[start]

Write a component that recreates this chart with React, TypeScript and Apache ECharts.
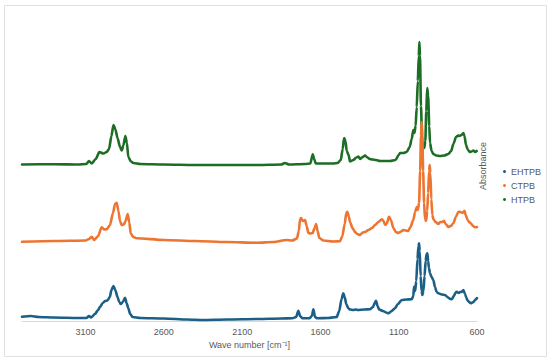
import React, { useEffect, useRef } from "react";
import * as echarts from "echarts";

// Wavenumber [cm-1], plotted absorbance (stacked with offsets as in the figure)
const htpbPoints: [number, number][] = [
  [3506, 156.5], [3300, 156.8], [3150, 156.5], [3095, 157], [3078, 160], [3061, 157.5],
  [3035, 162], [3012, 169], [2986, 167.5], [2965, 169], [2950, 172], [2935, 185],
  [2922, 196], [2910, 192], [2896, 183], [2880, 174], [2869, 170.5], [2858, 176],
  [2846, 185], [2836, 178], [2827, 164], [2810, 159.5], [2795, 158], [2750, 157],
  [2600, 156.5], [2400, 156], [2200, 156], [2000, 156], [1850, 156.5], [1827, 158],
  [1800, 156.5], [1700, 157], [1665, 157.5], [1649, 166.7], [1640, 162], [1630, 157.5],
  [1520, 157.5], [1490, 158], [1470, 161], [1458, 172], [1449, 183], [1440, 180],
  [1432, 170], [1420, 166], [1411, 159.5], [1390, 161], [1370, 163.5], [1358, 164.5],
  [1345, 162], [1330, 164], [1315, 165.5], [1300, 163.5], [1285, 162], [1268, 161.5],
  [1245, 161], [1220, 160], [1190, 160], [1155, 160], [1120, 161], [1100, 166],
  [1092, 168], [1070, 168], [1049, 169], [1030, 174], [1017, 182], [1007, 191],
  [1000, 188], [992, 195], [985, 214], [978, 240], [972, 265], [968, 279], [964, 265],
  [958, 215], [950, 180], [943, 174], [937, 173], [930, 180], [924, 210], [918, 233],
  [912, 225], [905, 195], [900, 178], [890, 170], [879, 167], [860, 165.5], [836, 165],
  [810, 165.5], [783, 167], [765, 170], [751, 177], [734, 184], [720, 185.5], [711, 185],
  [700, 186], [687, 188], [680, 185], [670, 176], [658, 171], [645, 169], [635, 169.5],
  [623, 170.5], [612, 169], [602, 170],
];

const ctpbPoints: [number, number][] = [
  [3506, 79.3], [3300, 80], [3100, 80.5], [3078, 82], [3061, 84.3], [3045, 81], [3020, 85],
  [2997, 93.7], [2980, 91.5], [2965, 91.7], [2944, 96], [2925, 108], [2912, 117],
  [2901, 118.3], [2890, 110], [2880, 100], [2869, 96], [2855, 96.5], [2845, 100],
  [2831, 107], [2820, 98], [2812, 87.7], [2795, 84], [2774, 82.7], [2600, 81], [2400, 80],
  [2200, 79], [2006, 78.3], [1900, 79], [1816, 81], [1780, 80.5], [1750, 82.5], [1738, 90],
  [1730, 102], [1724, 103], [1712, 100], [1698, 101], [1688, 95], [1677, 88], [1665, 87.5],
  [1650, 88], [1637, 93], [1628, 97], [1618, 90], [1607, 83], [1580, 80.5], [1520, 79.5],
  [1475, 79.7], [1460, 85], [1445, 97], [1435, 108], [1428, 109.3], [1418, 104], [1411, 99],
  [1395, 93], [1379, 89], [1365, 87], [1347, 86], [1330, 88.5], [1315, 89], [1294, 91],
  [1270, 93], [1251, 96], [1230, 99], [1208, 101.7], [1197, 100], [1187, 96], [1175, 98],
  [1162, 104.3], [1150, 101], [1134, 93], [1118, 89], [1103, 88], [1085, 89.5], [1071, 91],
  [1055, 90.5], [1040, 90], [1025, 94], [1007, 101], [995, 109], [985, 114], [978, 111],
  [970, 118], [963, 150], [958, 185], [953, 199], [949, 185], [944, 150], [938, 118],
  [932, 102], [925, 100], [918, 110], [912, 128], [906, 150], [902, 156], [898, 148],
  [892, 122], [885, 106], [879, 102], [865, 99], [847, 97], [835, 99], [822, 99],
  [811, 100.3], [800, 97], [783, 94], [768, 95], [751, 97.7], [735, 104], [719, 109.3],
  [705, 109], [692, 108], [680, 110.3], [672, 106], [660, 101], [650, 99], [640, 97.7],
  [625, 95], [613, 93.7], [600, 94],
];

const ehtpbPoints: [number, number][] = [
  [3506, 4.3], [3450, 5], [3400, 4], [3300, 3.5], [3150, 3], [3095, 3], [3078, 5],
  [3065, 3.5], [3040, 7], [3020, 11], [3007, 14.3], [2990, 18], [2975, 20], [2960, 20.5],
  [2945, 24], [2935, 31], [2922, 35], [2910, 31], [2896, 24], [2885, 19], [2875, 17],
  [2862, 19], [2848, 23.3], [2838, 18], [2827, 12.7], [2815, 7], [2800, 4], [2750, 3],
  [2600, 2.5], [2450, 1.5], [2350, 1], [2200, 1.5], [2000, 2], [1850, 2.5], [1780, 2.7],
  [1755, 4], [1741, 10.3], [1730, 5], [1715, 2.8], [1670, 2.8], [1655, 5], [1645, 11.7],
  [1635, 4], [1620, 2.7], [1550, 3], [1510, 3.7], [1496, 4], [1480, 10], [1465, 22],
  [1454, 27.7], [1445, 24], [1435, 17], [1422, 12.7], [1410, 11.5], [1390, 11],
  [1375, 11.5], [1360, 11], [1320, 11.5], [1283, 11.7], [1265, 14], [1250, 19],
  [1245, 20.3], [1235, 15], [1225, 11.5], [1200, 10], [1180, 8.5], [1166, 7.7], [1145, 10],
  [1124, 12.7], [1105, 17], [1081, 21], [1050, 21.5], [1017, 21.7], [1007, 25],
  [1002, 34.3], [995, 30], [988, 40], [980, 62], [974, 75], [970, 77.7], [966, 70],
  [960, 45], [954, 30], [949, 26], [942, 30], [935, 45], [928, 60], [922, 67], [917, 67.7],
  [912, 60], [907, 53], [900, 47.7], [890, 44], [879, 41], [868, 34], [858, 29],
  [847, 27.7], [825, 26.5], [804, 26], [785, 23.5], [770, 22], [761, 21.7], [748, 25],
  [738, 28], [730, 29.3], [718, 28], [708, 29], [699, 29], [687, 31], [677, 27], [670, 24],
  [662, 21], [650, 19], [640, 17.7], [630, 18.5], [622, 19], [613, 21], [605, 22], [600, 23],
];

const legendNames = ["EHTPB", "CTPB", "HTPB"];
const xTickValues = [3100, 2600, 2100, 1600, 1100, 600];
const xMin = 600;
const xMax = 3506;
const xInterval = 500;
const yMin = 0;
const yMax = 316;

const TEXT = "#595959";
const FONT = "'Liberation Sans', Arial, sans-serif";

export default function App() {
  const ref = useRef<HTMLDivElement>(null);
  useEffect(() => {
    if (!ref.current) return;
    const chart = echarts.init(ref.current, undefined, { renderer: "svg" });
    const lineSeries = (name: string, data: [number, number][], color: string) => ({
      name,
      type: "line",
      data,
      showSymbol: false,
      symbol: "circle",
      smooth: 0.25,
      smoothMonotone: "x",
      itemStyle: { color },
      lineStyle: { color, width: 2.6, join: "round", cap: "round" },
      emphasis: { disabled: true },
    });
    chart.setOption({
      animation: false,
      textStyle: { fontFamily: FONT },
      grid: { left: 22, right: 73, top: 5, bottom: 42 },
      xAxis: {
        type: "value",
        inverse: true,
        min: xMin,
        max: xMax,
        interval: xInterval,
        name: "Wave number [cm⁻¹]",
        nameLocation: "middle",
        nameGap: 18,
        nameTextStyle: { color: TEXT, fontSize: 9, fontFamily: FONT },
        axisLine: { show: true, lineStyle: { color: "#d9d9d9", width: 1 } },
        axisTick: { show: false },
        splitLine: { show: false },
        axisLabel: {
          color: TEXT,
          fontSize: 9,
          fontFamily: FONT,
          margin: 6,
          showMaxLabel: false,
          formatter: (v: number) => (xTickValues.includes(v) ? String(v) : ""),
        },
      },
      yAxis: {
        type: "value",
        min: yMin,
        max: yMax,
        show: false,
      },
      legend: {
        data: legendNames,
        orient: "vertical",
        left: 498,
        top: 161,
        icon: "circle",
        itemWidth: 3,
        itemHeight: 3,
        itemGap: 3,
        itemStyle: { borderWidth: 0 },
        lineStyle: { width: 0 },
        textStyle: { color: TEXT, fontSize: 9, fontFamily: FONT, lineHeight: 11 },
        selectedMode: false,
      },
      graphic: [
        {
          type: "rect",
          shape: { x: 4.5, y: 5.5, width: 542, height: 351 },
          style: { fill: "none", stroke: "#e0e0e0", lineWidth: 1 },
          silent: true,
        },
        {
          type: "text",
          x: 483,
          y: 166,
          rotation: Math.PI / 2,
          style: {
            text: "Absorbance",
            fill: TEXT,
            fontSize: 9,
            fontFamily: FONT,
            align: "center",
            verticalAlign: "middle",
          },
          silent: true,
        },
      ],
      series: [
        lineSeries("HTPB", htpbPoints, "#1d6e25"),
        lineSeries("CTPB", ctpbPoints, "#ee7431"),
        lineSeries("EHTPB", ehtpbPoints, "#1b5e86"),
      ],
    });
    return () => chart.dispose();
  }, []);
  return (
    <div
      ref={ref}
      style={{ position: "absolute", left: 0, top: 0, width: 550, height: 363, background: "#fff" }}
    />
  );
}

[end]

### Given exercise:
Give again, word for word, every line from the top of the data through the line with "import * as", both ends included, and exclude the pictures.

### The solution:
Write a component that recreates this chart with React, TypeScript and Apache ECharts.
import React, { useEffect, useRef } from "react";
import * as echarts from "echarts";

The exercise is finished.